The nature of Tacita Dean’s unstillness is rather particular to her. She doesn’t believe in digital. It is the world of analogue filmmaking, with its reels of films turning and turning on rackety spools mounted on to hefty, garrulous projectors, that she loves, and which she has consistently championed, and perhaps even helped to bring back from the brink of near extinction by being so vocal about it. These film portraits at the NPG are of artists, writers, a historian and a dancer, and each one is assigned its own darkened and self-sufficient breathing space, together with a modest curve of chairs. It’s a bit like going to the cinema many times over for relatively brief periods of time. Included here, amongst others, are films about David Hockney, Cy Twombly, Mario Merz, Merce Cunningham and the poet and translator Michael Hamburger.
The analogue experience is an unsmooth one. It is grainy, flickery, jerky. It is not perfect. It does not elegantly self-preen. This lack of perfection is a good thing because we, the onlookers, are not perfect either. Nor are we glamorous – as, regrettably, the world seems so often to wish us to be. Dean does things in a hole-in-corner or through-a-keyhole sort of way – the blurrily odd detail, the too close close-up, the words that cannot quite be heard, the shadows that over-engulf the sitter. She spends such a long time close observing quite how much Hockney enjoys his favourite pastime of smoking, the way that those increasingly bony fingers seem to wrap themselves around the tip of the cigarette in a most deliciously long caress.

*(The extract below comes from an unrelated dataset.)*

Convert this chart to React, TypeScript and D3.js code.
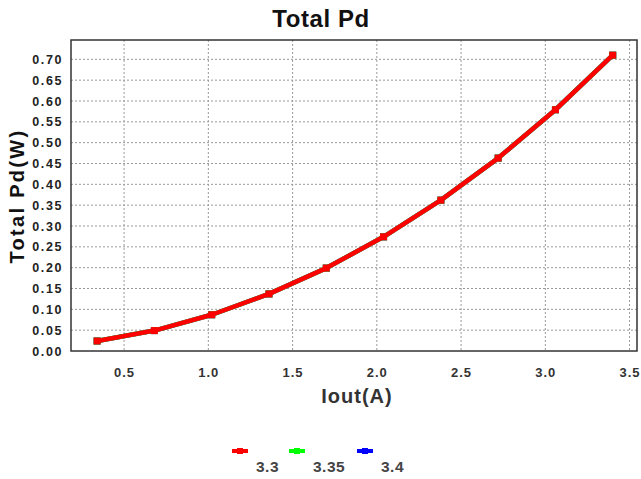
import React from "react";
import * as d3 from "d3";

const iout = [0.34, 0.68, 1.02, 1.36, 1.7, 2.04, 2.38, 2.72, 3.06, 3.4];
const pd33 = [0.024, 0.049, 0.087, 0.137, 0.199, 0.274, 0.362, 0.463, 0.579, 0.71];
const pd335 = [0.024, 0.049, 0.087, 0.137, 0.199, 0.274, 0.362, 0.463, 0.579, 0.71];
const pd34 = [0.024, 0.049, 0.087, 0.137, 0.199, 0.274, 0.362, 0.463, 0.579, 0.71];
const seriesNames = ["3.3", "3.35", "3.4"];
const seriesColors = ["#ff0000", "#00ff00", "#0000ff"];
const xTicks = [0.5, 1.0, 1.5, 2.0, 2.5, 3.0, 3.5];
const yTicks = [0, 0.05, 0.1, 0.15, 0.2, 0.25, 0.3, 0.35, 0.4, 0.45, 0.5, 0.55, 0.6, 0.65, 0.7];

const W = 641;
const H = 479;
const plot = { left: 71, right: 637, top: 40, bottom: 351 };
const font = "'Liberation Sans', Arial, sans-serif";

export default function App() {
  const x = d3.scaleLinear().domain([0.185, 3.544]).range([plot.left, plot.right]);
  const y = d3.scaleLinear().domain([0, 0.7464]).range([plot.bottom, plot.top]);
  const line = d3
    .line<[number, number]>()
    .x((d) => x(d[0]))
    .y((d) => y(d[1]));

  const all = [pd33, pd335, pd34];
  // draw last series first so the first one ends on top
  const order = [2, 1, 0];

  const legendX = [240, 297, 365];

  return (
    <svg width={W} height={H} style={{ position: "absolute", left: 0, top: 0 }} fontFamily={font}>
      <rect width={W} height={H} fill="#fff" />
      <text x={321} y={27} textAnchor="middle" fontSize={24} fontWeight="bold" fill="#111" letterSpacing={0.6}>
        Total Pd
      </text>
      {xTicks.map((t) => (
        <line key={"gx" + t} x1={x(t)} x2={x(t)} y1={plot.top} y2={plot.bottom} stroke="#999" strokeDasharray="2,2" strokeWidth={1} />
      ))}
      {yTicks.slice(1).map((t) => (
        <line key={"gy" + t} x1={plot.left} x2={plot.right} y1={y(t)} y2={y(t)} stroke="#999" strokeDasharray="2,2" strokeWidth={1} />
      ))}
      <rect x={plot.left} y={plot.top} width={plot.right - plot.left} height={plot.bottom - plot.top} fill="none" stroke="#333" strokeWidth={1.5} />
      {yTicks.map((t) => (
        <text key={"ty" + t} x={63} y={y(t) + 4.5} textAnchor="end" fontSize={12.5} fontWeight="bold" fill="#222" letterSpacing={1.6}>
          {t.toFixed(2)}
        </text>
      ))}
      {xTicks.map((t) => (
        <text key={"tx" + t} x={x(t) + 0.5} y={377} textAnchor="middle" fontSize={13} fontWeight="bold" fill="#333" letterSpacing={1}>
          {t.toFixed(1)}
        </text>
      ))}
      <text x={357} y={403} textAnchor="middle" fontSize={20} fontWeight="bold" fill="#333" letterSpacing={1}>
        Iout(A)
      </text>
      <text transform="translate(24,196) rotate(-90)" textAnchor="middle" fontSize={20} fontWeight="bold" fill="#111" letterSpacing={2.3}>
        Total Pd(W)
      </text>
      {order.map((si) => {
        const pts: [number, number][] = iout.map((v, i) => [v, all[si][i]]);
        return (
          <g key={"s" + si}>
            <path d={line(pts) || ""} fill="none" stroke={seriesColors[si]} strokeWidth={4.5} strokeLinejoin="round" />
            {pts.map((p, i) => (
              <rect key={i} x={x(p[0]) - 3.5} y={y(p[1]) - 3.5} width={7} height={7} fill={seriesColors[si]} />
            ))}
          </g>
        );
      })}
      {seriesNames.map((n, i) => (
        <g key={"lg" + n}>
          <line x1={legendX[i] - 8} x2={legendX[i] + 8} y1={451} y2={451} stroke={seriesColors[i]} strokeWidth={4} />
          <rect x={legendX[i] - 3} y={448} width={6} height={6} fill={seriesColors[i]} />
          <text x={legendX[i] + 16} y={472} fontSize={15.5} fontWeight="bold" fill="#444" letterSpacing={0.5}>
            {n}
          </text>
        </g>
      ))}
    </svg>
  );
}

The film about Hamburger – her masterpiece – shows us very little of Hamburger at all. It is about his garden, and his wonderful apple orchard, and how it seems to embody him in all its wind-chafed restlessness. He is barely on the screen. The light rises and fades alarmingly, as if subject to fits of visionary intensity. When we do eventually spot him there, proceeding, hands knitted behind his back, at a ruminatively scholarly walking pace between his ancestral trees, and from time to time examining some rare wizened marvel of an apple, he is no sooner there than he is gone again. Yet he is present with such vividness in his absence precisely because she lingers over everything that always meant so much to him. His garden becomes a tempestuously romantic evocation of his nature. In short, she comes at the world so beautifully slant-wise, always. Face-on would be a crass betrayal of her subtle vision.
It is refreshing to be robbed of the artificial smoothness of the digital. The world is a messy, jagged, unpleasant place at the best of times.